Sun, sangria and storytelling – what could possibly go wrong...?

Meet Moira the tactless hypochondriac, Clare the dippy yoga teacher, and feisty Rita, to name but a few, as the women embark on a voyage of discovery about themselves, their hopes and their dreams - and uncover some surprising home truths.

Pecking Order (stage play: 5w, 1m)
Five women assemble at a luxury spa for an upmarket hen weekend - the bride, her snobbish, overbearing mother, her down-to-earth mother-in-law-to-be, her oldest friend and her most recent best friend. Through a fraught two days, class and ideological warfare erupts and friendships and family loyalties are tested to the limits as the credit crunch bites...
Painting from Memory (stage play: 4w, 2m)
How do we know if a memory is real? How is it can we appear to remember with brutal clarity something which did or did not happen? What is truth? Bird is the spiky, sparky centre of this play which explores the tensions in a fractured family following the death of the larger-than-life paterfamilias, a famous painter.

Cuckoo (stage play: 3w, 2m)
Greg and Lou are successful young professionals with a comfortable and very trendy lifestyle. Perhaps they do both work a little too hard and perhaps there are some hairline cracks in their marriage, but that’s not so surprising, given the pace they keep up, especially Lou. Life’s pretty good, all told.

Then Claudia, Lou’s mother, erupts into their lives and their flat, camping out as her marriage implodes. She and her husband have just sold their lucrative business and seemed set fair for a comfortable and enjoyable retirement. Now all her plans lie in ruins.
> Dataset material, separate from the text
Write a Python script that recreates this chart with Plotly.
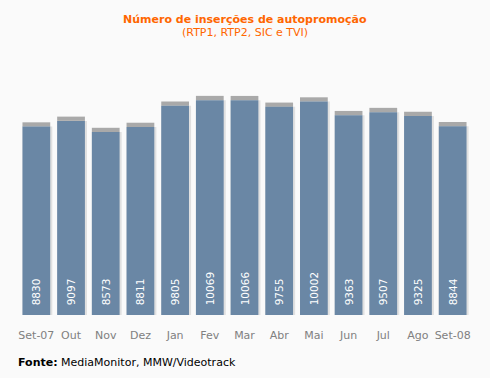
import plotly.graph_objects as go

months = ["Set-07", "Out", "Nov", "Dez", "Jan", "Fev", "Mar", "Abr", "Mai", "Jun", "Jul", "Ago", "Set-08"]
values = [8830, 9097, 8573, 8811, 9805, 10069, 10066, 9755, 10002, 9363, 9507, 9325, 8844]

cap = 200  # visual height of grey top cap (style)
NB = "\u00a0"

fig = go.Figure()
# light shadow to the right
fig.add_trace(go.Bar(x=months, y=values, marker=dict(color="#e0e0e0", line=dict(width=0)),
                     width=0.86, offset=-0.4, hoverinfo="skip", showlegend=False))
fig.add_trace(go.Bar(x=months, y=[cap] * len(values), base=values,
                     marker=dict(color="#a9a9a9", line=dict(width=0)),
                     width=0.8, offset=-0.4, hoverinfo="skip", showlegend=False))
fig.add_trace(go.Bar(x=months, y=values, marker=dict(color="#6a87a5", line=dict(width=0)),
                     width=0.8, offset=-0.4,
                     text=[NB * 2 + str(v) for v in values], textposition="inside",
                     insidetextanchor="start", textangle=-90,
                     textfont=dict(color="white", size=10.5, family="DejaVu Sans"),
                     showlegend=False))

fig.update_layout(
    width=490, height=378,
    barmode="overlay",
    paper_bgcolor="#fafafa", plot_bgcolor="#fafafa",
    margin=dict(l=19, r=20, t=60, b=63),
    xaxis=dict(range=[-0.5, 12.5], showgrid=False, zeroline=False, showline=False,
               tickfont=dict(color="#808080", size=11, family="DejaVu Sans"), ticks="",
               ticklabelstandoff=12),
    yaxis=dict(range=[0, 11950], visible=False),
)
H = 378 - 60 - 63
W = 490 - 19 - 20
def py(p): return (378 - 63 - p) / H
def px(p): return (p - 19) / W
fig.add_annotation(text="<b>Número de inserções de autopromoção</b>", x=px(245), y=py(20), xref="paper", yref="paper",
                   showarrow=False, font=dict(color="#ff6600", size=11, family="DejaVu Sans"), yanchor="middle", xanchor="center")
fig.add_annotation(text="(RTP1, RTP2, SIC e TVI)", x=px(245), y=py(33), xref="paper", yref="paper",
                   showarrow=False, font=dict(color="#ff6600", size=11, family="DejaVu Sans"), yanchor="middle", xanchor="center")
fig.add_annotation(text="<b>Fonte:</b> MediaMonitor, MMW/Videotrack", x=px(16), y=py(362), xref="paper", yref="paper",
                   showarrow=False, font=dict(color="#000000", size=11, family="DejaVu Sans"), yanchor="middle", xanchor="left")

fig.write_html("out.html", config={"displayModeBar": False},
               post_script="document.body.style.margin='0';document.body.style.background='#fafafa';")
It does not take long, however, for Claudia to discover that a life free of responsibilities has considerable attractions and that age is no longer a barrier to adventure and romance. Soon Lou and Claudia are out all hours discovering and, in Lou’s case, re-discovering the joys of being footloose and fancy free in 2010, while Greg fights to keep the home fires burning. Claudia begins to take over both their lives and their friends, including Sahid, Greg’s business partner, who, determined to sow his wild oats before he is forced to marry, finds the rejuvenated and fun-seeking older woman irresistible...

Thaw (stage play: 1w, 1m)
An isolated country cottage. A severe snow storm. A woman arrives, expecting to meet her lover, but is instead confronted with an intruder who has been living there for three days. He ransacks her belongings and groceries, intending to make his escape in her car. But the appalling weather – and her highly distinctive car – confound his plans. Condemned to spend at least one night together, the pair develop an unlikely truce, sealed by his cooking and her wine. But neither is quite what they seem and as the hours pass, dark and horrific secrets emerge that bind them together ever tighter in mutual need and dependency.
Somebody’s Fool (stage play: 4w, 1m)
A bitter-sweet exploration of Alzheimer’s which explores love, loss and terrible family secrets.
Gucci Gucci Goo (one act play: 5w, 3m)
One act play about genetic engineering.
Other lands (radio: 3w, 4m)
From Hungary half a century ago to present-day England, Other Lands, inspired by a true story, traces one woman’s search for identity and one man’s search for love.
Do not go gentle (screenplay: 12w, 13m + many extras)
Faced with the sale of their residential retirement home to a shady American development company, the residents of The Hollies decide to take a stand. Working as a team, they use all the cunning and expertise they have acquired during their long and eventful lives, to devise a plan that will force the owner to sell to them instead.
Taste (stage play: 3w, 6m)
Satire on draconian government attempts to tackle the obesity timebomb:
‘... we’ve bred a nation of monsters. We’ve shovelled crap into them – crap food, crap education, crap ideologies – for so long we’ve corrupted them … And then suddenly, driven by panic, we take away what makes life bearable...’
Faultlines (radio: 4w, 3m)
George wants to get to the bottom of his wife’s sudden death in hospital while undergoing routine cancer treatment. His quest for the ‘truth’ uncovers the fractures within the family and leads to catastrophic unintended consequences.